The lines to print start at the one containing "Recreate this image" and end at the one containing "2.4, 0.6, 0, 0];"; print them exactly, ends included, and only them.

(A block of data)
══════════════════════════════

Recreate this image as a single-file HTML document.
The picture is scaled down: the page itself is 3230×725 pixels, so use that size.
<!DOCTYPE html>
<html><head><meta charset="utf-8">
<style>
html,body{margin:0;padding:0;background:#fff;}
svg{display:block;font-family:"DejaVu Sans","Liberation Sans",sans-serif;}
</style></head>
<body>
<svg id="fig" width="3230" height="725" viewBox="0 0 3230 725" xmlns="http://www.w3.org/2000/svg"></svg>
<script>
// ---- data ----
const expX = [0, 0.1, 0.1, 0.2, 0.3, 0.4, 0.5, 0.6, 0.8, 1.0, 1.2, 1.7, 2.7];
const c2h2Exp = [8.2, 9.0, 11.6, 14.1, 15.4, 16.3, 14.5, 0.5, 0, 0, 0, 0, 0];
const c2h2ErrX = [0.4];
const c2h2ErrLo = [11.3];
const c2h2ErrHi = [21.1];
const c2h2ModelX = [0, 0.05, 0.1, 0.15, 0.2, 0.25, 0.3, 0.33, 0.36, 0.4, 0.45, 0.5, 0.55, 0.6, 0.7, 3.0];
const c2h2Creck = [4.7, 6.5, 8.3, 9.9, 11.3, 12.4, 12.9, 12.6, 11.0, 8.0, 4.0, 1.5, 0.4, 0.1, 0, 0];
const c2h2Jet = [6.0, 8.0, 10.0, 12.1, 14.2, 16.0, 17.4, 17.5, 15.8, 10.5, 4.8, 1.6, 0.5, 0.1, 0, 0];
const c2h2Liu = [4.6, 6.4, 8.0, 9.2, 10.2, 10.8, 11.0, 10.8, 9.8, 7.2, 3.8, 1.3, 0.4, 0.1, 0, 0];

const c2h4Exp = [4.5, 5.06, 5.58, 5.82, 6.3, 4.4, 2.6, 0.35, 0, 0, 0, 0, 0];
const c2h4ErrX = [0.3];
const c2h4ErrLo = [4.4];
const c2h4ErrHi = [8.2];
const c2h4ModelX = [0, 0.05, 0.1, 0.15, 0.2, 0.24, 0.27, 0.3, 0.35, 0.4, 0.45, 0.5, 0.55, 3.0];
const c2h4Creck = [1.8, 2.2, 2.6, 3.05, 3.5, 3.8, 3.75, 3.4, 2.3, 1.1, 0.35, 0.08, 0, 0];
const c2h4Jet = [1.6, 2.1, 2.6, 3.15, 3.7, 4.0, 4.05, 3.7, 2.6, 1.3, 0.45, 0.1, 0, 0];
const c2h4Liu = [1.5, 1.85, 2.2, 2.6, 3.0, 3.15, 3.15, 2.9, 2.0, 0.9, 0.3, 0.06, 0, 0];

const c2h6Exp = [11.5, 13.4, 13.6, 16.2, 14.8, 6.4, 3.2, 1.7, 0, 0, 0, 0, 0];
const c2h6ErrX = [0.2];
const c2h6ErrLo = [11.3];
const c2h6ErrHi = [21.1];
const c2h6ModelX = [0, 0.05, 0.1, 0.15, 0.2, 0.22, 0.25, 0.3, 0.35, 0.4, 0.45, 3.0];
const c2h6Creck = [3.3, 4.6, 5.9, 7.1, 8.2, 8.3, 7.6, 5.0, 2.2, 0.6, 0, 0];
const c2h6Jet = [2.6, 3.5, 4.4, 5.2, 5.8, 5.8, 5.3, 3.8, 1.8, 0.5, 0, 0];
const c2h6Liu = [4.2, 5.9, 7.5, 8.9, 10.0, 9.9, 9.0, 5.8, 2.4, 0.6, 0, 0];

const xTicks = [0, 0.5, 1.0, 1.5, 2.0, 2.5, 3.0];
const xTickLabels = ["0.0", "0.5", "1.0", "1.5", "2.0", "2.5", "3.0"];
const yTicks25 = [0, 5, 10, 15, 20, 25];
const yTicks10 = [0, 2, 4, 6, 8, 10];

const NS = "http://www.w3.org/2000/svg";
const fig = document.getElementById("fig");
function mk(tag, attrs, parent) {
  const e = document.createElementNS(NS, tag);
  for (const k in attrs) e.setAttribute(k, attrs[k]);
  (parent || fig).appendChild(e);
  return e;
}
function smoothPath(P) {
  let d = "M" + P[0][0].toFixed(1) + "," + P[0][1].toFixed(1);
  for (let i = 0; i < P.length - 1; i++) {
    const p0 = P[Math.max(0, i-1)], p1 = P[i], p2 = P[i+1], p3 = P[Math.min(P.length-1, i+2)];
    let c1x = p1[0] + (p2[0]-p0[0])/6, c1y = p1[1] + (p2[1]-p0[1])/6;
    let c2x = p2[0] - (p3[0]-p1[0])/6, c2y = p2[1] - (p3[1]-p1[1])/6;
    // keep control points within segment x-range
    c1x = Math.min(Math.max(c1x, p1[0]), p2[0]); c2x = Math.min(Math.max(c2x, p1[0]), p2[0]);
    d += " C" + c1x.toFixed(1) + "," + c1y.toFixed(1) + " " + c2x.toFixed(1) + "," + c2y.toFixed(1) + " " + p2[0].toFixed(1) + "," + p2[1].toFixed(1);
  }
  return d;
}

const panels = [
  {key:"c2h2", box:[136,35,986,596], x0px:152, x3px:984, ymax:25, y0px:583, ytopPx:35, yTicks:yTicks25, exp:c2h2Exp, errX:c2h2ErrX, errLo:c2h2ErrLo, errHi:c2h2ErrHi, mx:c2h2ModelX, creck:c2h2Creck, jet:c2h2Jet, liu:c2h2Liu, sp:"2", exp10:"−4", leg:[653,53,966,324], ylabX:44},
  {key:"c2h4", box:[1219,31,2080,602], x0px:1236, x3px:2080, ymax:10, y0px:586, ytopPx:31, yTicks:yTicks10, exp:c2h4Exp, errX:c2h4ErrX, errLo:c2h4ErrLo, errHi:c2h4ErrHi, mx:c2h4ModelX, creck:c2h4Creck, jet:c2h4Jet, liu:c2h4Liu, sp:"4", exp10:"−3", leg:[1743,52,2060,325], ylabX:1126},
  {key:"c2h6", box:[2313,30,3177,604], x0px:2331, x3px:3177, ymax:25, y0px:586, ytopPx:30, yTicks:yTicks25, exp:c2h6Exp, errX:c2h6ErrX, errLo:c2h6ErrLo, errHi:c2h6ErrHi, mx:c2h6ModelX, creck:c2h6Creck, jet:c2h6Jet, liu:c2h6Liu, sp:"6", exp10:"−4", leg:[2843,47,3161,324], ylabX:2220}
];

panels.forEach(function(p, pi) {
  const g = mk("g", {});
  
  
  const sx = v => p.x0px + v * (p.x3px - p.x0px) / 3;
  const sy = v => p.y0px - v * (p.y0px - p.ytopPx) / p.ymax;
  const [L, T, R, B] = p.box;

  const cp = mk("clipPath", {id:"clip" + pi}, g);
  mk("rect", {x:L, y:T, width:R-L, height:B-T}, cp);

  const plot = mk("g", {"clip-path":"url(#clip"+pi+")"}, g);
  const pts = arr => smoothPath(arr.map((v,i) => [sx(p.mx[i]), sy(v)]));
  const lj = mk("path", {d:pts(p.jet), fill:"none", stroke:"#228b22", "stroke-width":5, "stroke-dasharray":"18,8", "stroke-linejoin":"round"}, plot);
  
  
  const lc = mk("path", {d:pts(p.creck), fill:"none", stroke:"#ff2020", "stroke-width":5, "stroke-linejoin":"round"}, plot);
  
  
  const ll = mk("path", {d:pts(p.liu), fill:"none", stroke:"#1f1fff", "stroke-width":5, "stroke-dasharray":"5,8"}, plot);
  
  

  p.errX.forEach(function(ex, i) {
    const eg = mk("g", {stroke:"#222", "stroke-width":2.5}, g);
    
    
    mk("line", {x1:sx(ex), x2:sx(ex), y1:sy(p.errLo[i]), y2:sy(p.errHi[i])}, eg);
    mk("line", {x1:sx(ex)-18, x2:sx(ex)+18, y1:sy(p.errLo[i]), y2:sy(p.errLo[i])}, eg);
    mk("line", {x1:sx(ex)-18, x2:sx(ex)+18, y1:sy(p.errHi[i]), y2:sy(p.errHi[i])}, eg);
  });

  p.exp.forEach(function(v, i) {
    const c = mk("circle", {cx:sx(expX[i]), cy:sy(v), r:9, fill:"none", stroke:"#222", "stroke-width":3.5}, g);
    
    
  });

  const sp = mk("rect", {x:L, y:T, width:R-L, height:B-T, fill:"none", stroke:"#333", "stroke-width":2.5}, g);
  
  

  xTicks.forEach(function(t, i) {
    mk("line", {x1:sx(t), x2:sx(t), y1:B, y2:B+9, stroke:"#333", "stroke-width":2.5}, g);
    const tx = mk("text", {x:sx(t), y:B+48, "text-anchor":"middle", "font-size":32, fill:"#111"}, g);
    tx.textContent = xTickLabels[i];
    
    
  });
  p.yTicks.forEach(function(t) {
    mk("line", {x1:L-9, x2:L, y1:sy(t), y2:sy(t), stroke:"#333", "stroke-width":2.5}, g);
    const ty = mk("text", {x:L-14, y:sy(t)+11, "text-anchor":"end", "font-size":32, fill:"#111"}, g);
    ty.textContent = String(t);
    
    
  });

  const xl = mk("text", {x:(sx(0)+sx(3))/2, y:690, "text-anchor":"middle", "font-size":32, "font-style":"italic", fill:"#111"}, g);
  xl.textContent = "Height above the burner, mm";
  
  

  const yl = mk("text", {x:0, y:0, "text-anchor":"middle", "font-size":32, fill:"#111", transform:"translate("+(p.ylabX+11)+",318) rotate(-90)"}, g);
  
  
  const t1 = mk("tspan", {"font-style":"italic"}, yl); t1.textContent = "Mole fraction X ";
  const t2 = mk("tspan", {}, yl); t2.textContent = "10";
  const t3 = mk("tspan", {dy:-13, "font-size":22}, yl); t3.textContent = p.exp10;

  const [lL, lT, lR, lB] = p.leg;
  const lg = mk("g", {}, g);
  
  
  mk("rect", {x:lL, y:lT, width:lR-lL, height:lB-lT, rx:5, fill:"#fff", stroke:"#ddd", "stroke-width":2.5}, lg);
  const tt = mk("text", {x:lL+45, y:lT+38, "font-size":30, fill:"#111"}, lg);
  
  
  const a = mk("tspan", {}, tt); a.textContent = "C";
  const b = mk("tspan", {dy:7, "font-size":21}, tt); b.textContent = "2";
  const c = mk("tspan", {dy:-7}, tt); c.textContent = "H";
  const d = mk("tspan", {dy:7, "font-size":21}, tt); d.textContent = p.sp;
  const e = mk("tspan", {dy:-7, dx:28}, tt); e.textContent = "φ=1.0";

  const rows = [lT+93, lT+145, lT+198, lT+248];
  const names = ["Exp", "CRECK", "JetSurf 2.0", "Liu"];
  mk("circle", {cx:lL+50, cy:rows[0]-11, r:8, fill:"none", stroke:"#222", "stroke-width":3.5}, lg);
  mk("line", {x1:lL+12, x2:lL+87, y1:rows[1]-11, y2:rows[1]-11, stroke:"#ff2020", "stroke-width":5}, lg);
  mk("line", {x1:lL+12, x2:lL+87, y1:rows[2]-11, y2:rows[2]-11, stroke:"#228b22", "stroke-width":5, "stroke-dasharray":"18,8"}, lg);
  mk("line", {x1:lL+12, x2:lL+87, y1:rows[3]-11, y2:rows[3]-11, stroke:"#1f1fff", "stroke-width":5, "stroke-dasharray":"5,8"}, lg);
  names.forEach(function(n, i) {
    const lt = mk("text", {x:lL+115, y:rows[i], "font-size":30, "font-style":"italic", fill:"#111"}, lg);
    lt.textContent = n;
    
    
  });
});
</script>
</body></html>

══════════════════════════════

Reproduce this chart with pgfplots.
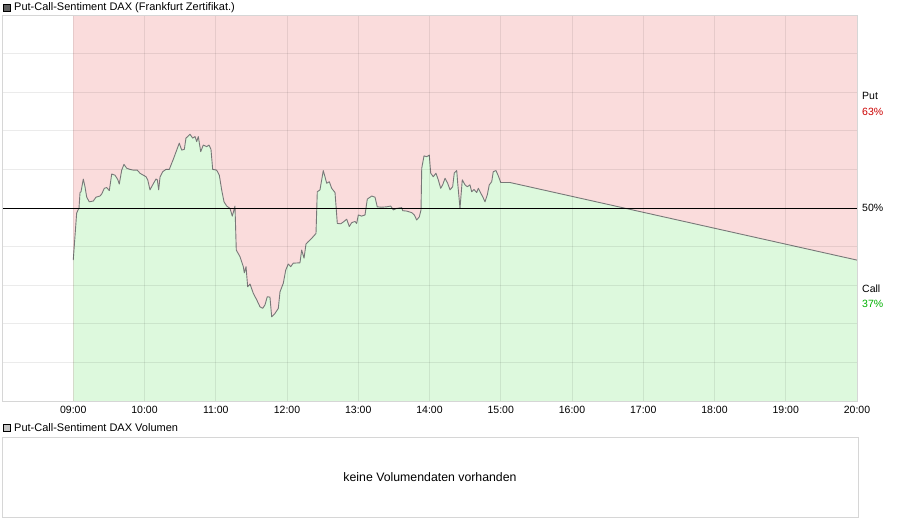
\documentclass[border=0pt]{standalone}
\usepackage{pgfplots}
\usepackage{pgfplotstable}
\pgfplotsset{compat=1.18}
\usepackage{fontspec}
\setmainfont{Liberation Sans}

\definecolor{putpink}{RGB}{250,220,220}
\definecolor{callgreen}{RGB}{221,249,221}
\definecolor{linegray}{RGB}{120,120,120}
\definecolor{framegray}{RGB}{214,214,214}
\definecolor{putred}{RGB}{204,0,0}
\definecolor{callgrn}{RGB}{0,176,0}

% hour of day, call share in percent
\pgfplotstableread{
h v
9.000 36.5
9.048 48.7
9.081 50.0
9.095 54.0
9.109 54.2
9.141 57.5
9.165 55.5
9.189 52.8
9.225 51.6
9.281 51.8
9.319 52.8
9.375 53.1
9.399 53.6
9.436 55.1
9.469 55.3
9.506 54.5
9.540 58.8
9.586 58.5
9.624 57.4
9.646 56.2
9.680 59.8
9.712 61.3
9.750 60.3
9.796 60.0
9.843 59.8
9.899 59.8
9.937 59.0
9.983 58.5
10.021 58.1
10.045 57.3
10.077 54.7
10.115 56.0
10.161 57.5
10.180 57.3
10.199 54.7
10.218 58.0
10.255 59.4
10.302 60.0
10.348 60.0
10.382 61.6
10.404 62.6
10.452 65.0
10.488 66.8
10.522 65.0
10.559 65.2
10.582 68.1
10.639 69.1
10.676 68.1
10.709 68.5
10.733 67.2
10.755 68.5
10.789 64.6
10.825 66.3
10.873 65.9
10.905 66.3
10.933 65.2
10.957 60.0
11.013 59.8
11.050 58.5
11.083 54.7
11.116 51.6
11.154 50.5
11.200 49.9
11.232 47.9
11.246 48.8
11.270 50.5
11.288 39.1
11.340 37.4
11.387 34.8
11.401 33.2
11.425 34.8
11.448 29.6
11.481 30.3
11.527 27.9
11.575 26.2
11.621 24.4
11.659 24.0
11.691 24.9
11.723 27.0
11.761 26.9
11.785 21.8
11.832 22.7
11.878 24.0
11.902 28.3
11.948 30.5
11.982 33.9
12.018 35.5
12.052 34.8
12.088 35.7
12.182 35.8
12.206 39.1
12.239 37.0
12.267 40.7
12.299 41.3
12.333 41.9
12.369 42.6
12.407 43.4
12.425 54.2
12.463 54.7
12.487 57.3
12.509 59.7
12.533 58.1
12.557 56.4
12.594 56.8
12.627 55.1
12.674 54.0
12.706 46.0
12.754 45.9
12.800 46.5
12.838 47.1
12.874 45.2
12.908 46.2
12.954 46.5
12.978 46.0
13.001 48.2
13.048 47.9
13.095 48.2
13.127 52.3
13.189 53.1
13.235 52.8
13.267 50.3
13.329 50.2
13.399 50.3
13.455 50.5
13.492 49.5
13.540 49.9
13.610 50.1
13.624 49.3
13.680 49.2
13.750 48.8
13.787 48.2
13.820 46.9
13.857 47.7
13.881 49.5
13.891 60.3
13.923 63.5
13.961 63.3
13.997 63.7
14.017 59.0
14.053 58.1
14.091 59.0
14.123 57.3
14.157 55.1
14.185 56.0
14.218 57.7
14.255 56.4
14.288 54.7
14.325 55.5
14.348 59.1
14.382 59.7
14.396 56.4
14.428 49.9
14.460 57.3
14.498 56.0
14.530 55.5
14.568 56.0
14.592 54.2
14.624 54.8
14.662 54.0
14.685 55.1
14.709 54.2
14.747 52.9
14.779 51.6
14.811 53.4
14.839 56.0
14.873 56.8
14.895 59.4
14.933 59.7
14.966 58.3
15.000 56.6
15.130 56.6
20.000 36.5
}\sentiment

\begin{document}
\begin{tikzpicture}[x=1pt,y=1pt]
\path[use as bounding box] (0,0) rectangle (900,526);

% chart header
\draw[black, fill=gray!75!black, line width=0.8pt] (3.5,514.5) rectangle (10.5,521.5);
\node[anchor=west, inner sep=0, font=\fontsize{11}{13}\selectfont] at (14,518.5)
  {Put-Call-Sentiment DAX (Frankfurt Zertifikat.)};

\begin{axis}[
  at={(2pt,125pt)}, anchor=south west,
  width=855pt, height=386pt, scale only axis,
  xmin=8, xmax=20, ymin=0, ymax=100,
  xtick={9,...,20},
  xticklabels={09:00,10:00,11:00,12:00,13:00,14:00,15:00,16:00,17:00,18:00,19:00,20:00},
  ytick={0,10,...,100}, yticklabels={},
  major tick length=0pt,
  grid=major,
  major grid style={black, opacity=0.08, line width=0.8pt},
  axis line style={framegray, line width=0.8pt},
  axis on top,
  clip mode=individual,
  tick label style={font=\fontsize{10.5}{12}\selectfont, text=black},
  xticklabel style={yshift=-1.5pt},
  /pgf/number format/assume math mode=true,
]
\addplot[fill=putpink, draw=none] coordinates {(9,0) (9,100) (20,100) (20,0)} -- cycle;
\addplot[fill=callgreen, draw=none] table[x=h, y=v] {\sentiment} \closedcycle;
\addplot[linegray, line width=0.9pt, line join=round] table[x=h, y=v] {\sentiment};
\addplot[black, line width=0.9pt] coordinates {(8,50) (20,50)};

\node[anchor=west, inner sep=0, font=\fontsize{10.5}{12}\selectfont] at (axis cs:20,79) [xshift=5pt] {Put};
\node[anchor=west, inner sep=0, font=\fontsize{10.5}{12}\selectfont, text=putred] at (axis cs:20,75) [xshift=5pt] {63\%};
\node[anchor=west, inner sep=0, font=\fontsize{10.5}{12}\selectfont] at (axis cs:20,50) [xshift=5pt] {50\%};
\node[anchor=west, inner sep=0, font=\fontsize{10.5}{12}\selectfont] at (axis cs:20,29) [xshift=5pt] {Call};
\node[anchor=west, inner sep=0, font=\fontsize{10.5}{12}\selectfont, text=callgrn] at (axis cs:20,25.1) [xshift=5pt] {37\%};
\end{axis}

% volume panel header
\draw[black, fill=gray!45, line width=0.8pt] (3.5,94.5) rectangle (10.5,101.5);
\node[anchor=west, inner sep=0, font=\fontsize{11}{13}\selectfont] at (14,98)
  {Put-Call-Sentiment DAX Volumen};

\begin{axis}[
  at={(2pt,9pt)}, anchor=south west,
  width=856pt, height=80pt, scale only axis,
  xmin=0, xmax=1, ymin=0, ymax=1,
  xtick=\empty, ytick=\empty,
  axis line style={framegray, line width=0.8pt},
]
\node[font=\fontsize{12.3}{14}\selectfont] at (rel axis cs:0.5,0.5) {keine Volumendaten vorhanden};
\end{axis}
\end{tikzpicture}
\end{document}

══════════════════════════════

Result
Recreate this image as a single-file HTML document.
The picture is scaled down: the page itself is 3230×725 pixels, so use that size.
<!DOCTYPE html>
<html><head><meta charset="utf-8">
<style>
html,body{margin:0;padding:0;background:#fff;}
svg{display:block;font-family:"DejaVu Sans","Liberation Sans",sans-serif;}
</style></head>
<body>
<svg id="fig" width="3230" height="725" viewBox="0 0 3230 725" xmlns="http://www.w3.org/2000/svg"></svg>
<script>
// ---- data ----
const expX = [0, 0.1, 0.1, 0.2, 0.3, 0.4, 0.5, 0.6, 0.8, 1.0, 1.2, 1.7, 2.7];
const c2h2Exp = [8.2, 9.0, 11.6, 14.1, 15.4, 16.3, 14.5, 0.5, 0, 0, 0, 0, 0];
const c2h2ErrX = [0.4];
const c2h2ErrLo = [11.3];
const c2h2ErrHi = [21.1];
const c2h2ModelX = [0, 0.05, 0.1, 0.15, 0.2, 0.25, 0.3, 0.33, 0.36, 0.4, 0.45, 0.5, 0.55, 0.6, 0.7, 3.0];
const c2h2Creck = [4.7, 6.5, 8.3, 9.9, 11.3, 12.4, 12.9, 12.6, 11.0, 8.0, 4.0, 1.5, 0.4, 0.1, 0, 0];
const c2h2Jet = [6.0, 8.0, 10.0, 12.1, 14.2, 16.0, 17.4, 17.5, 15.8, 10.5, 4.8, 1.6, 0.5, 0.1, 0, 0];
const c2h2Liu = [4.6, 6.4, 8.0, 9.2, 10.2, 10.8, 11.0, 10.8, 9.8, 7.2, 3.8, 1.3, 0.4, 0.1, 0, 0];

const c2h4Exp = [4.5, 5.06, 5.58, 5.82, 6.3, 4.4, 2.6, 0.35, 0, 0, 0, 0, 0];
const c2h4ErrX = [0.3];
const c2h4ErrLo = [4.4];
const c2h4ErrHi = [8.2];
const c2h4ModelX = [0, 0.05, 0.1, 0.15, 0.2, 0.24, 0.27, 0.3, 0.35, 0.4, 0.45, 0.5, 0.55, 3.0];
const c2h4Creck = [1.8, 2.2, 2.6, 3.05, 3.5, 3.8, 3.75, 3.4, 2.3, 1.1, 0.35, 0.08, 0, 0];
const c2h4Jet = [1.6, 2.1, 2.6, 3.15, 3.7, 4.0, 4.05, 3.7, 2.6, 1.3, 0.45, 0.1, 0, 0];
const c2h4Liu = [1.5, 1.85, 2.2, 2.6, 3.0, 3.15, 3.15, 2.9, 2.0, 0.9, 0.3, 0.06, 0, 0];

const c2h6Exp = [11.5, 13.4, 13.6, 16.2, 14.8, 6.4, 3.2, 1.7, 0, 0, 0, 0, 0];
const c2h6ErrX = [0.2];
const c2h6ErrLo = [11.3];
const c2h6ErrHi = [21.1];
const c2h6ModelX = [0, 0.05, 0.1, 0.15, 0.2, 0.22, 0.25, 0.3, 0.35, 0.4, 0.45, 3.0];
const c2h6Creck = [3.3, 4.6, 5.9, 7.1, 8.2, 8.3, 7.6, 5.0, 2.2, 0.6, 0, 0];
const c2h6Jet = [2.6, 3.5, 4.4, 5.2, 5.8, 5.8, 5.3, 3.8, 1.8, 0.5, 0, 0];
const c2h6Liu = [4.2, 5.9, 7.5, 8.9, 10.0, 9.9, 9.0, 5.8, 2.4, 0.6, 0, 0];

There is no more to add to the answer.